Images are not part of the copy; transcribe all the data exactly.
━━━━━━━━━━━━━━━━
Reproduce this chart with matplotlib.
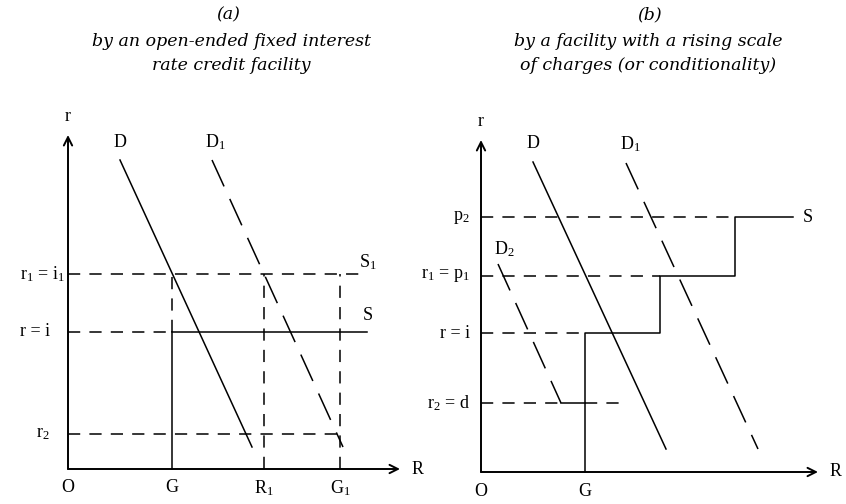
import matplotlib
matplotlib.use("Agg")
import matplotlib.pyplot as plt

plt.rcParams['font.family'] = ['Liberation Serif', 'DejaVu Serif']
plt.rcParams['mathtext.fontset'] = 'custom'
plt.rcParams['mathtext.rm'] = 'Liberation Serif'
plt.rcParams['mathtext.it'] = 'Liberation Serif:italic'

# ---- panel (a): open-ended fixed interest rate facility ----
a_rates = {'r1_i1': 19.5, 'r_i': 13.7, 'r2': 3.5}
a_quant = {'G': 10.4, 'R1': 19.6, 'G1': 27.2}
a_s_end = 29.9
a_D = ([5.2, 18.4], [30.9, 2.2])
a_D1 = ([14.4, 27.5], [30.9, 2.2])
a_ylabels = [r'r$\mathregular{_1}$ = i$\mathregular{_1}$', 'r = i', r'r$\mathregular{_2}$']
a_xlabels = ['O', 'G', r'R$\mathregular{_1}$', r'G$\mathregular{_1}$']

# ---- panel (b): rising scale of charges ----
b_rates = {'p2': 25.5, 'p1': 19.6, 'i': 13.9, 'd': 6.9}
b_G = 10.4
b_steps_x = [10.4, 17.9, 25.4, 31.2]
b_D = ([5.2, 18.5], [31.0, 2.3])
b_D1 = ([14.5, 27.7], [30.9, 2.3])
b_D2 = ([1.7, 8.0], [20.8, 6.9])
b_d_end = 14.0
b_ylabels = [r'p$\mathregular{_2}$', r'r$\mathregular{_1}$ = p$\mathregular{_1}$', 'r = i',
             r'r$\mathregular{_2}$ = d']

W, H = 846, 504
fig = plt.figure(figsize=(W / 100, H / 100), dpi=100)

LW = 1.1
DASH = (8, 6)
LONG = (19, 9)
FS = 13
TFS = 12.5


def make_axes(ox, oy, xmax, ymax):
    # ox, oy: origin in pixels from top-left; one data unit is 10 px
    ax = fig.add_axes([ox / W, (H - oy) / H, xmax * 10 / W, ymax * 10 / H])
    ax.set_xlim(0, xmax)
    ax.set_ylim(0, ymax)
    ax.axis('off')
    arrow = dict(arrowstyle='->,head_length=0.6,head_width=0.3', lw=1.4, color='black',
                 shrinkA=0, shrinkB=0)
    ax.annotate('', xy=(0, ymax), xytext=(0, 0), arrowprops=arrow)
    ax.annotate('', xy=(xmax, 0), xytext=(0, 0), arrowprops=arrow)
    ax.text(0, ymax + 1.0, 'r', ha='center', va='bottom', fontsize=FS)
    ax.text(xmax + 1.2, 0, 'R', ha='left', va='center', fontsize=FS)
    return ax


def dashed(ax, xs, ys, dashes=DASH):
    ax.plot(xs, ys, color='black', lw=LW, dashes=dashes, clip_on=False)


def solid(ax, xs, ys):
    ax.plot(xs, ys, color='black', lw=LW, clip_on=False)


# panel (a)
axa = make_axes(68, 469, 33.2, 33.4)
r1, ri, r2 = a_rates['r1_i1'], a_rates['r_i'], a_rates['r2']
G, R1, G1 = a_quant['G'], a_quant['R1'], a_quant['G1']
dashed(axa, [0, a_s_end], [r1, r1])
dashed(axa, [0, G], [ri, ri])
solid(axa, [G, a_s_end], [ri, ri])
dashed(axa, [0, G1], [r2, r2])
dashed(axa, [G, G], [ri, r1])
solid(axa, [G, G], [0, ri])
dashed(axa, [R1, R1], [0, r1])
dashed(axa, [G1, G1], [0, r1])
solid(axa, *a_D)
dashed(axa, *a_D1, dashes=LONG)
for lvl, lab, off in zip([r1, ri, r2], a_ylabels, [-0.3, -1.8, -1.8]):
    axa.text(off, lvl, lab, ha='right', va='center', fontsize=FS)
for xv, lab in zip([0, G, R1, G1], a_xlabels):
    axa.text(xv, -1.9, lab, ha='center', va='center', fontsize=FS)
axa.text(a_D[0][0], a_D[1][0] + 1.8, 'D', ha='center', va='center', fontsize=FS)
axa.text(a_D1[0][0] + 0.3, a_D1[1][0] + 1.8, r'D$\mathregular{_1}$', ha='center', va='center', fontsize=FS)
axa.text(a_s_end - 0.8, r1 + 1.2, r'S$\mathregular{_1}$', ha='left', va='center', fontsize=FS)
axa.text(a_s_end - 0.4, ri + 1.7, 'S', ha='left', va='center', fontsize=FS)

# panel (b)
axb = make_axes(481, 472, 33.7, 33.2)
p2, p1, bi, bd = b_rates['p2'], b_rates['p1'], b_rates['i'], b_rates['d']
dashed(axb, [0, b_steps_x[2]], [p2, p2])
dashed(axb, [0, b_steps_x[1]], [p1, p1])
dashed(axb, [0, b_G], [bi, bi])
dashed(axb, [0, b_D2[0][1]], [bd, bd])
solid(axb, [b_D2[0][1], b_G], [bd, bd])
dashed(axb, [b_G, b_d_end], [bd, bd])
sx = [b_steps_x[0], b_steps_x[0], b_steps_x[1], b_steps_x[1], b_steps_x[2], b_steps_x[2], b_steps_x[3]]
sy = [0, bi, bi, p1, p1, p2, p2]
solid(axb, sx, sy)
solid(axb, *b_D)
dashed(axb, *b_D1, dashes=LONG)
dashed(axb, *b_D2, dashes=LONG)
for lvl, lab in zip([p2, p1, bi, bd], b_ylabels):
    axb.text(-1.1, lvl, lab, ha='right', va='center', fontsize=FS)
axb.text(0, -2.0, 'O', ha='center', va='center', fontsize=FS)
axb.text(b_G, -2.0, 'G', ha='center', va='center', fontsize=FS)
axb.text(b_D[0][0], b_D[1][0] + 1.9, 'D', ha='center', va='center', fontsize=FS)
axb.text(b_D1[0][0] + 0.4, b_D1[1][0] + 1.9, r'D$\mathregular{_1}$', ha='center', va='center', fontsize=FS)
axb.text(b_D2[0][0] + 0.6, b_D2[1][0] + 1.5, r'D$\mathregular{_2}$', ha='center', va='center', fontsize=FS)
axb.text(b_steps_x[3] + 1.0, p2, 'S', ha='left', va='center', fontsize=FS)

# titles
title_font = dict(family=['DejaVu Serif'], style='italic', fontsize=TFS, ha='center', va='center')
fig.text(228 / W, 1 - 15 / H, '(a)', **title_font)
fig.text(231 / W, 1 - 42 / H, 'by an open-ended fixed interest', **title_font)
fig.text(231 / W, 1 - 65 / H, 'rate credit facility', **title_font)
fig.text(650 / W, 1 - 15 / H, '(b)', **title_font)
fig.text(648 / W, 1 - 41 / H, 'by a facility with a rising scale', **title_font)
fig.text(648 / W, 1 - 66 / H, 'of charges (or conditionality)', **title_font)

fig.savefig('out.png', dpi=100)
━━━━━━━━━━━━━━━━
• _Written response_
Reproduce this chart with matplotlib.
import matplotlib
matplotlib.use("Agg")
import matplotlib.pyplot as plt

plt.rcParams['font.family'] = ['Liberation Serif', 'DejaVu Serif']
plt.rcParams['mathtext.fontset'] = 'custom'
plt.rcParams['mathtext.rm'] = 'Liberation Serif'
plt.rcParams['mathtext.it'] = 'Liberation Serif:italic'

# ---- panel (a): open-ended fixed interest rate facility ----
a_rates = {'r1_i1': 19.5, 'r_i': 13.7, 'r2': 3.5}
a_quant = {'G': 10.4, 'R1': 19.6, 'G1': 27.2}
a_s_end = 29.9
a_D = ([5.2, 18.4], [30.9, 2.2])
a_D1 = ([14.4, 27.5], [30.9, 2.2])
a_ylabels = [r'r$\mathregular{_1}$ = i$\mathregular{_1}$', 'r = i', r'r$\mathregular{_2}$']
a_xlabels = ['O', 'G', r'R$\mathregular{_1}$', r'G$\mathregular{_1}$']

# ---- panel (b): rising scale of charges ----
b_rates = {'p2': 25.5, 'p1': 19.6, 'i': 13.9, 'd': 6.9}
b_G = 10.4
b_steps_x = [10.4, 17.9, 25.4, 31.2]
b_D = ([5.2, 18.5], [31.0, 2.3])
b_D1 = ([14.5, 27.7], [30.9, 2.3])
b_D2 = ([1.7, 8.0], [20.8, 6.9])
b_d_end = 14.0
b_ylabels = [r'p$\mathregular{_2}$', r'r$\mathregular{_1}$ = p$\mathregular{_1}$', 'r = i',
             r'r$\mathregular{_2}$ = d']

W, H = 846, 504
fig = plt.figure(figsize=(W / 100, H / 100), dpi=100)

LW = 1.1
DASH = (8, 6)
LONG = (19, 9)
FS = 13
TFS = 12.5


def make_axes(ox, oy, xmax, ymax):
    # ox, oy: origin in pixels from top-left; one data unit is 10 px
    ax = fig.add_axes([ox / W, (H - oy) / H, xmax * 10 / W, ymax * 10 / H])
    ax.set_xlim(0, xmax)
    ax.set_ylim(0, ymax)
    ax.axis('off')
    arrow = dict(arrowstyle='->,head_length=0.6,head_width=0.3', lw=1.4, color='black',
                 shrinkA=0, shrinkB=0)
    ax.annotate('', xy=(0, ymax), xytext=(0, 0), arrowprops=arrow)
    ax.annotate('', xy=(xmax, 0), xytext=(0, 0), arrowprops=arrow)
    ax.text(0, ymax + 1.0, 'r', ha='center', va='bottom', fontsize=FS)
    ax.text(xmax + 1.2, 0, 'R', ha='left', va='center', fontsize=FS)
    return ax


def dashed(ax, xs, ys, dashes=DASH):
    ax.plot(xs, ys, color='black', lw=LW, dashes=dashes, clip_on=False)


def solid(ax, xs, ys):
    ax.plot(xs, ys, color='black', lw=LW, clip_on=False)


# panel (a)
axa = make_axes(68, 469, 33.2, 33.4)
r1, ri, r2 = a_rates['r1_i1'], a_rates['r_i'], a_rates['r2']
G, R1, G1 = a_quant['G'], a_quant['R1'], a_quant['G1']
dashed(axa, [0, a_s_end], [r1, r1])
dashed(axa, [0, G], [ri, ri])
solid(axa, [G, a_s_end], [ri, ri])
dashed(axa, [0, G1], [r2, r2])
dashed(axa, [G, G], [ri, r1])
solid(axa, [G, G], [0, ri])
dashed(axa, [R1, R1], [0, r1])
dashed(axa, [G1, G1], [0, r1])
solid(axa, *a_D)
dashed(axa, *a_D1, dashes=LONG)
for lvl, lab, off in zip([r1, ri, r2], a_ylabels, [-0.3, -1.8, -1.8]):
    axa.text(off, lvl, lab, ha='right', va='center', fontsize=FS)
for xv, lab in zip([0, G, R1, G1], a_xlabels):
    axa.text(xv, -1.9, lab, ha='center', va='center', fontsize=FS)
axa.text(a_D[0][0], a_D[1][0] + 1.8, 'D', ha='center', va='center', fontsize=FS)
axa.text(a_D1[0][0] + 0.3, a_D1[1][0] + 1.8, r'D$\mathregular{_1}$', ha='center', va='center', fontsize=FS)
axa.text(a_s_end - 0.8, r1 + 1.2, r'S$\mathregular{_1}$', ha='left', va='center', fontsize=FS)
axa.text(a_s_end - 0.4, ri + 1.7, 'S', ha='left', va='center', fontsize=FS)

# panel (b)
axb = make_axes(481, 472, 33.7, 33.2)
p2, p1, bi, bd = b_rates['p2'], b_rates['p1'], b_rates['i'], b_rates['d']
dashed(axb, [0, b_steps_x[2]], [p2, p2])
dashed(axb, [0, b_steps_x[1]], [p1, p1])
dashed(axb, [0, b_G], [bi, bi])
dashed(axb, [0, b_D2[0][1]], [bd, bd])
solid(axb, [b_D2[0][1], b_G], [bd, bd])
dashed(axb, [b_G, b_d_end], [bd, bd])
sx = [b_steps_x[0], b_steps_x[0], b_steps_x[1], b_steps_x[1], b_steps_x[2], b_steps_x[2], b_steps_x[3]]
sy = [0, bi, bi, p1, p1, p2, p2]
solid(axb, sx, sy)
solid(axb, *b_D)
dashed(axb, *b_D1, dashes=LONG)
dashed(axb, *b_D2, dashes=LONG)
for lvl, lab in zip([p2, p1, bi, bd], b_ylabels):
    axb.text(-1.1, lvl, lab, ha='right', va='center', fontsize=FS)
axb.text(0, -2.0, 'O', ha='center', va='center', fontsize=FS)
axb.text(b_G, -2.0, 'G', ha='center', va='center', fontsize=FS)
axb.text(b_D[0][0], b_D[1][0] + 1.9, 'D', ha='center', va='center', fontsize=FS)
axb.text(b_D1[0][0] + 0.4, b_D1[1][0] + 1.9, r'D$\mathregular{_1}$', ha='center', va='center', fontsize=FS)
axb.text(b_D2[0][0] + 0.6, b_D2[1][0] + 1.5, r'D$\mathregular{_2}$', ha='center', va='center', fontsize=FS)
axb.text(b_steps_x[3] + 1.0, p2, 'S', ha='left', va='center', fontsize=FS)

# titles
title_font = dict(family=['DejaVu Serif'], style='italic', fontsize=TFS, ha='center', va='center')
fig.text(228 / W, 1 - 15 / H, '(a)', **title_font)
fig.text(231 / W, 1 - 42 / H, 'by an open-ended fixed interest', **title_font)
fig.text(231 / W, 1 - 65 / H, 'rate credit facility', **title_font)
fig.text(650 / W, 1 - 15 / H, '(b)', **title_font)
fig.text(648 / W, 1 - 41 / H, 'by a facility with a rising scale', **title_font)
fig.text(648 / W, 1 - 66 / H, 'of charges (or conditionality)', **title_font)

fig.savefig('out.png', dpi=100)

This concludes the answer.